* _WHAT IS NEEDED_:
Quote all of the data that follows exactly as written, skipping the images.

** begin **

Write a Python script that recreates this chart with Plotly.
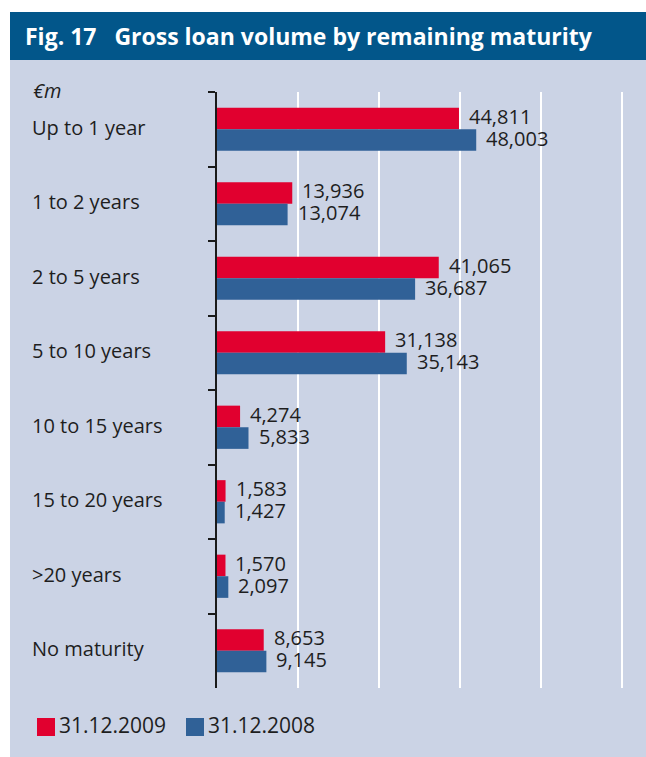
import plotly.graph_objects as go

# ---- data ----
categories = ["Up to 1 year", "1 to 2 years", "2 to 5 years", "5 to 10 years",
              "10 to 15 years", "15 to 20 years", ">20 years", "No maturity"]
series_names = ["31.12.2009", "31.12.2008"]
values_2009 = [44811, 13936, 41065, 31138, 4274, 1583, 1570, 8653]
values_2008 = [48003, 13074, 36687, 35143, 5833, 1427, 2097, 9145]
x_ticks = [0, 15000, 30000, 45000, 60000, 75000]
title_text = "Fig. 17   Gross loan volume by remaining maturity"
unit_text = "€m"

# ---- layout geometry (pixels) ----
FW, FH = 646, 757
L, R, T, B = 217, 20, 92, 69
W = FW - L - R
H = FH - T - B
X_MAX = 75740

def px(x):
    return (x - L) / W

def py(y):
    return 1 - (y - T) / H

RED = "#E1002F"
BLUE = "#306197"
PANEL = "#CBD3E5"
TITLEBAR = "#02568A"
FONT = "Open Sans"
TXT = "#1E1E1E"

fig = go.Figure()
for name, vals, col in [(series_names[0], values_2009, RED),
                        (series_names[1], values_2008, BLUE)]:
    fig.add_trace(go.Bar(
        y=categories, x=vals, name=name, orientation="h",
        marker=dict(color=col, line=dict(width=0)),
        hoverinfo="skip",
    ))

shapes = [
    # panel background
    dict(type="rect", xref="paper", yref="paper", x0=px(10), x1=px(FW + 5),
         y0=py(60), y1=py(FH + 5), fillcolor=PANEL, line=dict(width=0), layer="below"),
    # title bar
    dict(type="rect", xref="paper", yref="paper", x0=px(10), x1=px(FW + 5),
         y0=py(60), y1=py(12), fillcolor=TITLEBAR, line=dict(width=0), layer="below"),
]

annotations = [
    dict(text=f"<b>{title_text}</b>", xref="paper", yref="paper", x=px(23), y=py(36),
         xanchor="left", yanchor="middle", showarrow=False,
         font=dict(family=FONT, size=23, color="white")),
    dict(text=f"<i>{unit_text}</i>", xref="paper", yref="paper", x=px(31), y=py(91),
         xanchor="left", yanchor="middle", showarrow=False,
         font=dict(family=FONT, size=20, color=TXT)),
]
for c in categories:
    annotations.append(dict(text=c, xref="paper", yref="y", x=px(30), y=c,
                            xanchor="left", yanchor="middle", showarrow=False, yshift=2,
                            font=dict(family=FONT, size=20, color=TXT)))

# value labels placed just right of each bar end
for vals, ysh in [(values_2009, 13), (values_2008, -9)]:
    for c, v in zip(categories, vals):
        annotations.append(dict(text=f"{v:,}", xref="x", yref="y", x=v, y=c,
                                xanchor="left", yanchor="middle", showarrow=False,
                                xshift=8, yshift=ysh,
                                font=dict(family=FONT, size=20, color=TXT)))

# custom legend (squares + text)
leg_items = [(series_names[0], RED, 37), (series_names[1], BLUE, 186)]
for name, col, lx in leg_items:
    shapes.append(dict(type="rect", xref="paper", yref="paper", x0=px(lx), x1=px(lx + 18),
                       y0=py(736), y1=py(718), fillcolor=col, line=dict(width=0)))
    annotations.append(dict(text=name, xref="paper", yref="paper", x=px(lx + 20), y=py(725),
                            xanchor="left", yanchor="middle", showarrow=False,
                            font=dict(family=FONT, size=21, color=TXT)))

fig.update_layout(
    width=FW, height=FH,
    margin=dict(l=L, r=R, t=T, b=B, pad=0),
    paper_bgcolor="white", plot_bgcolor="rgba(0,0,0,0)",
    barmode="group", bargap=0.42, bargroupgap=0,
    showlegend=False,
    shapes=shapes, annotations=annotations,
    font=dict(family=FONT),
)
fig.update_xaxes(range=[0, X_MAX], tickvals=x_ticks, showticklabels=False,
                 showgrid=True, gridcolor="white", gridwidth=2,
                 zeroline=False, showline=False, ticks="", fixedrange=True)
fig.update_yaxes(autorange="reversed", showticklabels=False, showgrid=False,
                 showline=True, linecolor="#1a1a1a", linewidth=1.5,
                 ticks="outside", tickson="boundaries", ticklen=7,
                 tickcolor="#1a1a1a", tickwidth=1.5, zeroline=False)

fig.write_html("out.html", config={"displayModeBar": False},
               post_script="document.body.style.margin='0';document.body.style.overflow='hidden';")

** end **

* _REPLY_:
Write a Python script that recreates this chart with Plotly.
import plotly.graph_objects as go

# ---- data ----
categories = ["Up to 1 year", "1 to 2 years", "2 to 5 years", "5 to 10 years",
              "10 to 15 years", "15 to 20 years", ">20 years", "No maturity"]
series_names = ["31.12.2009", "31.12.2008"]
values_2009 = [44811, 13936, 41065, 31138, 4274, 1583, 1570, 8653]
values_2008 = [48003, 13074, 36687, 35143, 5833, 1427, 2097, 9145]
x_ticks = [0, 15000, 30000, 45000, 60000, 75000]
title_text = "Fig. 17   Gross loan volume by remaining maturity"
unit_text = "€m"

# ---- layout geometry (pixels) ----
FW, FH = 646, 757
L, R, T, B = 217, 20, 92, 69
W = FW - L - R
H = FH - T - B
X_MAX = 75740

def px(x):
    return (x - L) / W

def py(y):
    return 1 - (y - T) / H

RED = "#E1002F"
BLUE = "#306197"
PANEL = "#CBD3E5"
TITLEBAR = "#02568A"
FONT = "Open Sans"
TXT = "#1E1E1E"

fig = go.Figure()
for name, vals, col in [(series_names[0], values_2009, RED),
                        (series_names[1], values_2008, BLUE)]:
    fig.add_trace(go.Bar(
        y=categories, x=vals, name=name, orientation="h",
        marker=dict(color=col, line=dict(width=0)),
        hoverinfo="skip",
    ))

shapes = [
    # panel background
    dict(type="rect", xref="paper", yref="paper", x0=px(10), x1=px(FW + 5),
         y0=py(60), y1=py(FH + 5), fillcolor=PANEL, line=dict(width=0), layer="below"),
    # title bar
    dict(type="rect", xref="paper", yref="paper", x0=px(10), x1=px(FW + 5),
         y0=py(60), y1=py(12), fillcolor=TITLEBAR, line=dict(width=0), layer="below"),
]

annotations = [
    dict(text=f"<b>{title_text}</b>", xref="paper", yref="paper", x=px(23), y=py(36),
         xanchor="left", yanchor="middle", showarrow=False,
         font=dict(family=FONT, size=23, color="white")),
    dict(text=f"<i>{unit_text}</i>", xref="paper", yref="paper", x=px(31), y=py(91),
         xanchor="left", yanchor="middle", showarrow=False,
         font=dict(family=FONT, size=20, color=TXT)),
]
for c in categories:
    annotations.append(dict(text=c, xref="paper", yref="y", x=px(30), y=c,
                            xanchor="left", yanchor="middle", showarrow=False, yshift=2,
                            font=dict(family=FONT, size=20, color=TXT)))

# value labels placed just right of each bar end
for vals, ysh in [(values_2009, 13), (values_2008, -9)]:
    for c, v in zip(categories, vals):
        annotations.append(dict(text=f"{v:,}", xref="x", yref="y", x=v, y=c,
                                xanchor="left", yanchor="middle", showarrow=False,
                                xshift=8, yshift=ysh,
                                font=dict(family=FONT, size=20, color=TXT)))

# custom legend (squares + text)
leg_items = [(series_names[0], RED, 37), (series_names[1], BLUE, 186)]
for name, col, lx in leg_items:
    shapes.append(dict(type="rect", xref="paper", yref="paper", x0=px(lx), x1=px(lx + 18),
                       y0=py(736), y1=py(718), fillcolor=col, line=dict(width=0)))
    annotations.append(dict(text=name, xref="paper", yref="paper", x=px(lx + 20), y=py(725),
                            xanchor="left", yanchor="middle", showarrow=False,
                            font=dict(family=FONT, size=21, color=TXT)))

fig.update_layout(
    width=FW, height=FH,
    margin=dict(l=L, r=R, t=T, b=B, pad=0),
    paper_bgcolor="white", plot_bgcolor="rgba(0,0,0,0)",
    barmode="group", bargap=0.42, bargroupgap=0,
    showlegend=False,
    shapes=shapes, annotations=annotations,
    font=dict(family=FONT),
)
fig.update_xaxes(range=[0, X_MAX], tickvals=x_ticks, showticklabels=False,
                 showgrid=True, gridcolor="white", gridwidth=2,
                 zeroline=False, showline=False, ticks="", fixedrange=True)
fig.update_yaxes(autorange="reversed", showticklabels=False, showgrid=False,
                 showline=True, linecolor="#1a1a1a", linewidth=1.5,
                 ticks="outside", tickson="boundaries", ticklen=7,
                 tickcolor="#1a1a1a", tickwidth=1.5, zeroline=False)

fig.write_html("out.html", config={"displayModeBar": False},
               post_script="document.body.style.margin='0';document.body.style.overflow='hidden';")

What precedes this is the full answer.